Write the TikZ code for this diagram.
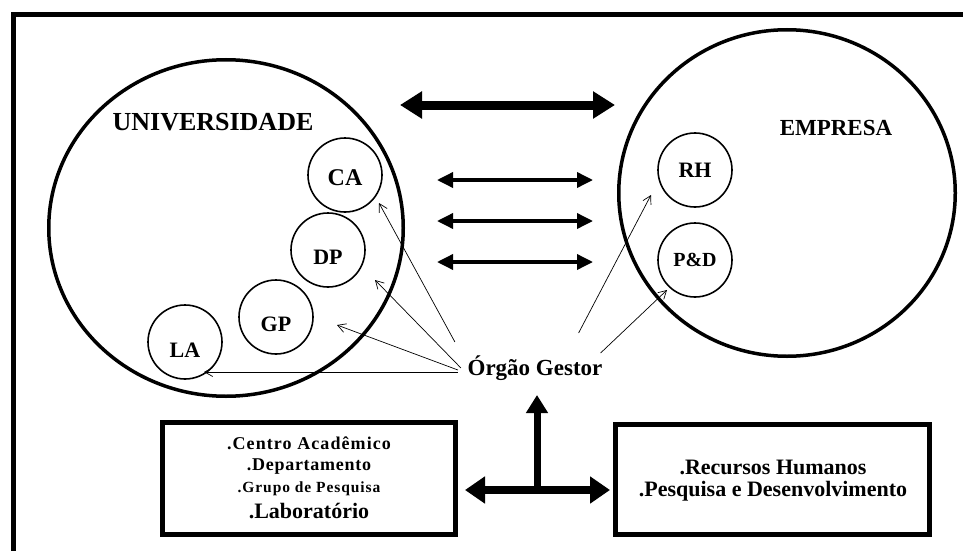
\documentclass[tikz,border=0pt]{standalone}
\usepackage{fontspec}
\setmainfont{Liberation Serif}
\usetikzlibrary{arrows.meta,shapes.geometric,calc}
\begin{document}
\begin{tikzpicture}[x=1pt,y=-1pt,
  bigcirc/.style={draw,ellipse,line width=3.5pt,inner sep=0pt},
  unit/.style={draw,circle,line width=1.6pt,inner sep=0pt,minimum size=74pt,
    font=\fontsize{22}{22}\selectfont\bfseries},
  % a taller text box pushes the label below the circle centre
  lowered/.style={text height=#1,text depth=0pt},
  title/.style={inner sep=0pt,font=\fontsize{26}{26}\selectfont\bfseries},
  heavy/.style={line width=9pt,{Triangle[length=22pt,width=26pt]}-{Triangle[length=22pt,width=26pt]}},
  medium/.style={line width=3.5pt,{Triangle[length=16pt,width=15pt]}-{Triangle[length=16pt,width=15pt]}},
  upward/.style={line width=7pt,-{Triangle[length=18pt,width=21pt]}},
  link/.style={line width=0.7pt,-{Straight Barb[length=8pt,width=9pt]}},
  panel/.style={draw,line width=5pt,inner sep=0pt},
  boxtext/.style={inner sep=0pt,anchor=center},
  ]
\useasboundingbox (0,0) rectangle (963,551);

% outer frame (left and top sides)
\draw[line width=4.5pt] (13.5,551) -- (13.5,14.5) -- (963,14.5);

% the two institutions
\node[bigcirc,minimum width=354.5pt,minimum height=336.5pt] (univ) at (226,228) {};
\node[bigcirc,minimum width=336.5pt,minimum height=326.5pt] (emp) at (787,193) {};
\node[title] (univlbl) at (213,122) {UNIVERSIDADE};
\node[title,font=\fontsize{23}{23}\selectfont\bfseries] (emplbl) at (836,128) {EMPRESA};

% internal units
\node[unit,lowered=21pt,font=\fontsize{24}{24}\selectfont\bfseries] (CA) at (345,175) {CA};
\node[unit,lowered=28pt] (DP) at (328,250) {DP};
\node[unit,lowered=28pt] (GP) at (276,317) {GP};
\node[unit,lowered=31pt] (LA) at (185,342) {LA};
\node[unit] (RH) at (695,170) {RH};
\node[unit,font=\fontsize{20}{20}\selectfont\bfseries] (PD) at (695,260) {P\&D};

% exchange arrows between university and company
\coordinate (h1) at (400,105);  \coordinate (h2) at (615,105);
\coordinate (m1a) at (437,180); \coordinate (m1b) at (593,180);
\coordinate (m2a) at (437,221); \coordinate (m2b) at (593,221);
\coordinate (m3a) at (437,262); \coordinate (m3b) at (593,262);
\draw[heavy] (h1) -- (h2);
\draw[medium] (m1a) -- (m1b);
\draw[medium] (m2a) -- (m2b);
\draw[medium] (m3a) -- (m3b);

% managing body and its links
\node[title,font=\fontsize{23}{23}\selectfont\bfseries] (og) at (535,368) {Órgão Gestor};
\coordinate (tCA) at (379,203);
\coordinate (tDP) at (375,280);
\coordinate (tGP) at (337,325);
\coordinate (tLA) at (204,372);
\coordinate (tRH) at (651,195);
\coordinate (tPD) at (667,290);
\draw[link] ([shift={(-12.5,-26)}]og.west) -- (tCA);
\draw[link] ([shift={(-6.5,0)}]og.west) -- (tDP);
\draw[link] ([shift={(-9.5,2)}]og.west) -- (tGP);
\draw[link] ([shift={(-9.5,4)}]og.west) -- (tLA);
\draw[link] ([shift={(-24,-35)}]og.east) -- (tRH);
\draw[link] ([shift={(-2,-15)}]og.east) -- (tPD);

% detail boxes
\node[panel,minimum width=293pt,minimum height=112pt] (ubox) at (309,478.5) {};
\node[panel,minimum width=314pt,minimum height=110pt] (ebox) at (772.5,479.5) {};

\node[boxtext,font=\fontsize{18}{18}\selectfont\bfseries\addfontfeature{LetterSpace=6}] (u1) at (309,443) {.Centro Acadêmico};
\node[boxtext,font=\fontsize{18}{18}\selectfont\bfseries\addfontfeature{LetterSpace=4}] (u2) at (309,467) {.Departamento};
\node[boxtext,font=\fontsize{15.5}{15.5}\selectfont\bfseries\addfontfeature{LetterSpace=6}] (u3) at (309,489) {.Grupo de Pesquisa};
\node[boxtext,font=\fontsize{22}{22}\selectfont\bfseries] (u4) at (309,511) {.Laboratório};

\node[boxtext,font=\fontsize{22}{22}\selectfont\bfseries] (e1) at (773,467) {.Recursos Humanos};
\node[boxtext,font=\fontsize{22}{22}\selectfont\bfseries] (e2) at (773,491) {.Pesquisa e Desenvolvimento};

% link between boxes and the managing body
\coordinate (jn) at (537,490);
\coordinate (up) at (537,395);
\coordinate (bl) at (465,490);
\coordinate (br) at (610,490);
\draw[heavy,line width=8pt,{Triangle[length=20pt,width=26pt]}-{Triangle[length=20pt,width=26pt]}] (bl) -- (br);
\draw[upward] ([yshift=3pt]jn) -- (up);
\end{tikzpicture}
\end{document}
• • • •
#### Request:
Every line of text is to be repeated exactly; pictures are left out.

#### Solution for this exercise:
Write the TikZ code for this diagram.
\documentclass[tikz,border=0pt]{standalone}
\usepackage{fontspec}
\setmainfont{Liberation Serif}
\usetikzlibrary{arrows.meta,shapes.geometric,calc}
\begin{document}
\begin{tikzpicture}[x=1pt,y=-1pt,
  bigcirc/.style={draw,ellipse,line width=3.5pt,inner sep=0pt},
  unit/.style={draw,circle,line width=1.6pt,inner sep=0pt,minimum size=74pt,
    font=\fontsize{22}{22}\selectfont\bfseries},
  % a taller text box pushes the label below the circle centre
  lowered/.style={text height=#1,text depth=0pt},
  title/.style={inner sep=0pt,font=\fontsize{26}{26}\selectfont\bfseries},
  heavy/.style={line width=9pt,{Triangle[length=22pt,width=26pt]}-{Triangle[length=22pt,width=26pt]}},
  medium/.style={line width=3.5pt,{Triangle[length=16pt,width=15pt]}-{Triangle[length=16pt,width=15pt]}},
  upward/.style={line width=7pt,-{Triangle[length=18pt,width=21pt]}},
  link/.style={line width=0.7pt,-{Straight Barb[length=8pt,width=9pt]}},
  panel/.style={draw,line width=5pt,inner sep=0pt},
  boxtext/.style={inner sep=0pt,anchor=center},
  ]
\useasboundingbox (0,0) rectangle (963,551);

% outer frame (left and top sides)
\draw[line width=4.5pt] (13.5,551) -- (13.5,14.5) -- (963,14.5);

% the two institutions
\node[bigcirc,minimum width=354.5pt,minimum height=336.5pt] (univ) at (226,228) {};
\node[bigcirc,minimum width=336.5pt,minimum height=326.5pt] (emp) at (787,193) {};
\node[title] (univlbl) at (213,122) {UNIVERSIDADE};
\node[title,font=\fontsize{23}{23}\selectfont\bfseries] (emplbl) at (836,128) {EMPRESA};

% internal units
\node[unit,lowered=21pt,font=\fontsize{24}{24}\selectfont\bfseries] (CA) at (345,175) {CA};
\node[unit,lowered=28pt] (DP) at (328,250) {DP};
\node[unit,lowered=28pt] (GP) at (276,317) {GP};
\node[unit,lowered=31pt] (LA) at (185,342) {LA};
\node[unit] (RH) at (695,170) {RH};
\node[unit,font=\fontsize{20}{20}\selectfont\bfseries] (PD) at (695,260) {P\&D};

% exchange arrows between university and company
\coordinate (h1) at (400,105);  \coordinate (h2) at (615,105);
\coordinate (m1a) at (437,180); \coordinate (m1b) at (593,180);
\coordinate (m2a) at (437,221); \coordinate (m2b) at (593,221);
\coordinate (m3a) at (437,262); \coordinate (m3b) at (593,262);
\draw[heavy] (h1) -- (h2);
\draw[medium] (m1a) -- (m1b);
\draw[medium] (m2a) -- (m2b);
\draw[medium] (m3a) -- (m3b);

% managing body and its links
\node[title,font=\fontsize{23}{23}\selectfont\bfseries] (og) at (535,368) {Órgão Gestor};
\coordinate (tCA) at (379,203);
\coordinate (tDP) at (375,280);
\coordinate (tGP) at (337,325);
\coordinate (tLA) at (204,372);
\coordinate (tRH) at (651,195);
\coordinate (tPD) at (667,290);
\draw[link] ([shift={(-12.5,-26)}]og.west) -- (tCA);
\draw[link] ([shift={(-6.5,0)}]og.west) -- (tDP);
\draw[link] ([shift={(-9.5,2)}]og.west) -- (tGP);
\draw[link] ([shift={(-9.5,4)}]og.west) -- (tLA);
\draw[link] ([shift={(-24,-35)}]og.east) -- (tRH);
\draw[link] ([shift={(-2,-15)}]og.east) -- (tPD);

% detail boxes
\node[panel,minimum width=293pt,minimum height=112pt] (ubox) at (309,478.5) {};
\node[panel,minimum width=314pt,minimum height=110pt] (ebox) at (772.5,479.5) {};

\node[boxtext,font=\fontsize{18}{18}\selectfont\bfseries\addfontfeature{LetterSpace=6}] (u1) at (309,443) {.Centro Acadêmico};
\node[boxtext,font=\fontsize{18}{18}\selectfont\bfseries\addfontfeature{LetterSpace=4}] (u2) at (309,467) {.Departamento};
\node[boxtext,font=\fontsize{15.5}{15.5}\selectfont\bfseries\addfontfeature{LetterSpace=6}] (u3) at (309,489) {.Grupo de Pesquisa};
\node[boxtext,font=\fontsize{22}{22}\selectfont\bfseries] (u4) at (309,511) {.Laboratório};

\node[boxtext,font=\fontsize{22}{22}\selectfont\bfseries] (e1) at (773,467) {.Recursos Humanos};
\node[boxtext,font=\fontsize{22}{22}\selectfont\bfseries] (e2) at (773,491) {.Pesquisa e Desenvolvimento};

% link between boxes and the managing body
\coordinate (jn) at (537,490);
\coordinate (up) at (537,395);
\coordinate (bl) at (465,490);
\coordinate (br) at (610,490);
\draw[heavy,line width=8pt,{Triangle[length=20pt,width=26pt]}-{Triangle[length=20pt,width=26pt]}] (bl) -- (br);
\draw[upward] ([yshift=3pt]jn) -- (up);
\end{tikzpicture}
\end{document}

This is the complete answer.